Private donations and more than 1,000 volunteers will cover most of the marathon's cost, but the city will still provide several other services, the exact cost of which city officials could not determine yesterday.
The gaggle of 900 gym-suited runners will pount out the 26.2 miles of the ragged, circular course on streets that will be freshly swept by the city's department of environmental services and will have their times recorded on computers run by the city's university.
But the race, modeled after the famous Boston and New York marathons, will be well worth the money, said William H. Rumsey, director of the city recreation department, which organized the event. The race is aimed at a wide range of local residents -- people from age 13 to 73 have registered -- and will inspire pride in the city among local residents, Rumsey said.
The recretation department "has not spend one dime" on the race other than using employes working normal hours, Rumsey said. The volunteer services and donated goods for the race would cost "several hundred thousand dollars" if the city had to pay for it all, he said.
The runners, 765 men, 72 women -- 96 percent of them from the Washington area -- will step off at 8 a.m. from a staging area on the mall where three commercial sponsors, who have donated more than $30,000 of the $50,000 in private funds collected for the event, will give runners promotional gimmicks such as logo-laden than three dozen firms, civic groups and indivuduals contributed most of the remaining $20,000. Runners paid $5 each to enter.

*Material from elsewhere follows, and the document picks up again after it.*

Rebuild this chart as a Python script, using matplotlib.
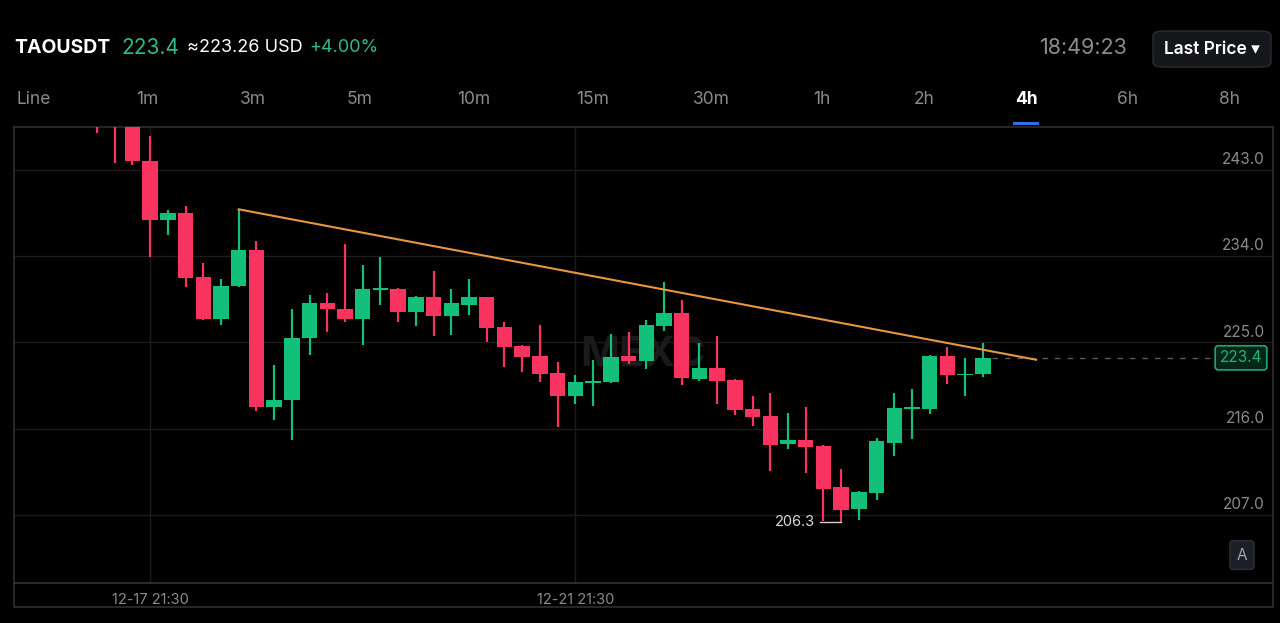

Rumsey's recreation department has been one of the hardest hit in Mayor Marion Barry's budget cutting efforts, laying off more than 150 employes this year and getting by with a permanent staff of 443, down from 772 just over a year ago. But Rumsey said no recreation program is being cut to help pay for the race.
Sam Jordan, director of the command center for the Office of Emergency Prepardness, said his employes, who provide a coordination center during public events in the city, are volunteering their time for Sunday's run.
The marathon comes one week before the famous Boston Marathon which attracts 6,000 runners and follows by only a week the annual Perrier Cherry Blossom Classic 10-mile race.
Recreation officials did not consult area running clubs when they initially began planning the marathon, causing some ill feelings between the officials and the clubs, who said the race is too soon after last week's Perrier race and too close to the Boston run.
Rumsey said many of the critics are "jealous" that the city is "pulling this off."
The route will begin at the mall and will cross 281 intersections and pass through the Northwest enclaves of Georgetown and Cleveland Park. It will cross Rock Creek Park and pass through the neighborhoods of Adams-Morgan and Mount Pleasant in Northwest Washington and move on through the Northeast neighborhoods of Brentwood and Brookland and Anacostia and Fort DuPont in Southeast. The race will end where it began, on the mall.
"That's what it's for," Rumsey said, "to show the whole city."